Lolotte vient tout juste de faire sa rentrée en 6ème
et hier soir, j'ai pu assister à la
première réunion parents/ profs. Je fais partie de ces personnes qui font
confiance aux enseignants et qui vouent un culte à l'Ecole de la République.
Ayant moi-même bénéficié d'une scolarité quasi idyllique, j'ai une vision tout
à fait positive de l'enseignement et de
ceux qui permettent sa mise en œuvre.
Jules, quant à lui, est beaucoup plus timoré : maintes fois dégoûté de
certaines matières par l'incompétence des professeurs qui les enseignaient, il
garde un goût amer de sa scolarité et m'en dresse régulièrement un tableau un
peu sombre. Il faut avouer que, lorsque nous comparons nos parcours, il nous
semble ne pas avoir été scolarisés dans le même pays. De fait, j'ai grandi en
Alsace, ce qui n'est pas tout à fait la France (allez hop, mode levée de boucliers enclenché)
et dans les années 80, l'Alsace était vraiment au top en matière
d'enseignement, s'alignant sur certains principes éducatifs allemands qui
portaient leurs fruits. J'idéalise certainement, mais très sincèrement, j'en ai gardé un amour inconditionnel de
l'école, des enseignants et de leur soif
de transmettre leur savoir que je percevais vraiment comme une passion.

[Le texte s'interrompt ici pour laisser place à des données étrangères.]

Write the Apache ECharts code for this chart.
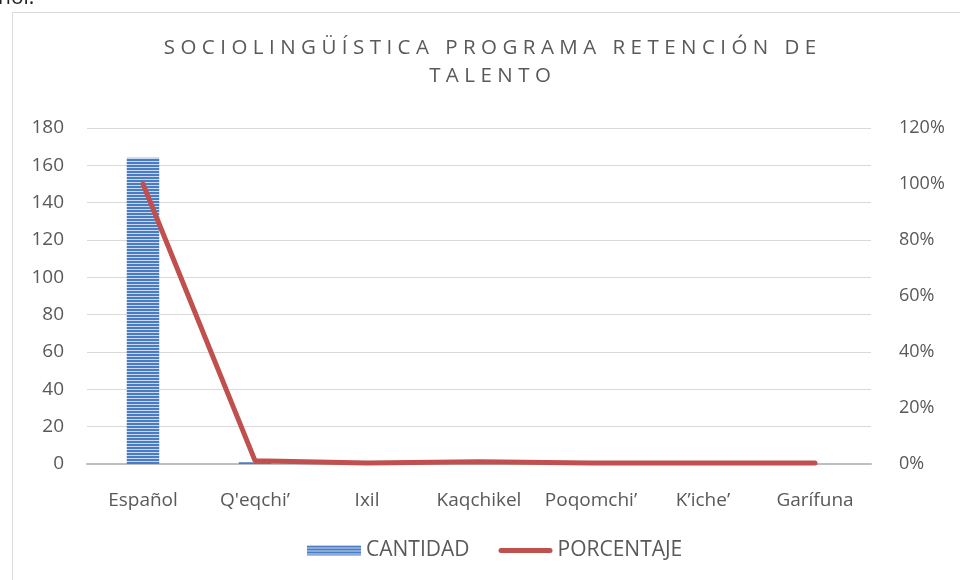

Alors hier soir, comme chaque année depuis que mes enfants
sont scolarisés, je me suis rendue à cette réunion confiante et sereine, en me
disant que j'allais découvrir le nouvel univers de ma fille et que j'allais
pouvoir partager avec elle mon engouement pour les différentes disciplines,
pour les cahiers bien entretenus et les pages remplies d'une belle écriture
ronde.
Depuis la rentrée, elle me parle beaucoup de ses nouveaux
profs et de leur sévérité. Je lui ai expliqué que la fermeté et l'intransigeance
était nécessaires chez les enseignants
qui prennent en main une classe de jeunes chiens fous avec les hormones en
ébullition, que c'était une manière de se faire respecter et qu'ils allaient certainement se détendre un
peu lorsqu'ils connaîtraient mieux les élèves.
J'ai bien été obligée de constater tristement que j'avais
sous-estimé quelque chose, mais quoi, je ne sais pas : la crise ? Les parents
démissionnaires ? L'effet bulldozer d'une succession de réformes scolaires toutes
aussi infructueuses les unes que les autres?
Toujours est-il que je me suis retrouvée face à une
brochette d'enseignants mal dans leur peau, aux abois, frôlant parfois l'hystérie voire la schizophrénie.
Comment expliquer mon malaise :
face à cette prof d'anglais qui te fait comprendre à grands renforts
de soupir qu'il ne faut certainement pas compter sur elle pour organiser un
voyage scolaire parce que cela équivaut pour elle à escalader le Mont-Blanc ?
face à cette prof de maths, toute jeune (et donc, a priori,
pas encore désabusée) qui n'a pas l'air
de savoir ce qu'elle fait là et qui n'a pas grand-chose à dire sur le programme
de l'année, à part qu'elle va alterner le calcul et la géométrie "pour ne pas dégoûter ses élèves" ?
face à cette prof principale qui s'adresse aux parents en
mimant tout ce qu'elle dit, comme si
nous étions fraîchement débarqués d'une autre planète?
face à cette prof d'histoire-géo complètement coincée et
nous parlant comme si nous avions nous-mêmes onze ans?
Moi qui ai toujours su me repaître de l'odeur et des bruits
familiers des salles de classe, je suis
ressortie de cette réunion oppressée par tout ce stress ambiant et par la
lumière blafarde des néons. Jamais je
n'ai quitté un établissement scolaire aussi vite. Bien évidemment, je ne veux pas faire de
généralité et j'ose espérer que certains enseignants ont encore la foi et dispensent
leurs cours avec passion.
Mais mon cœur se serre d'avance à l'idée que ma Lolotte
puisse ne pas aimer une matière juste à cause de la prof, qu'elle puisse
décrocher pour cette seule raison. En rentrant à la maison, elle m'a montré son
cahier de français : elle qui est si férue de littérature me dit de but en
blanc qu'elle ne comprend pas pourquoi elle doit étudier les contes. Alors j'ai
passé une demi-heure à lui expliquer. Avec passion. Et je le ferai autant de fois que nécessaire. Mais ce n'est pas ma vocation, encore moins
mon métier. Je n'aurai peut-être pas toujours le temps et je le ferai peut-être
mal. J'essayerai de sauver les meubles.
C'est bien triste d'en être arrivés là.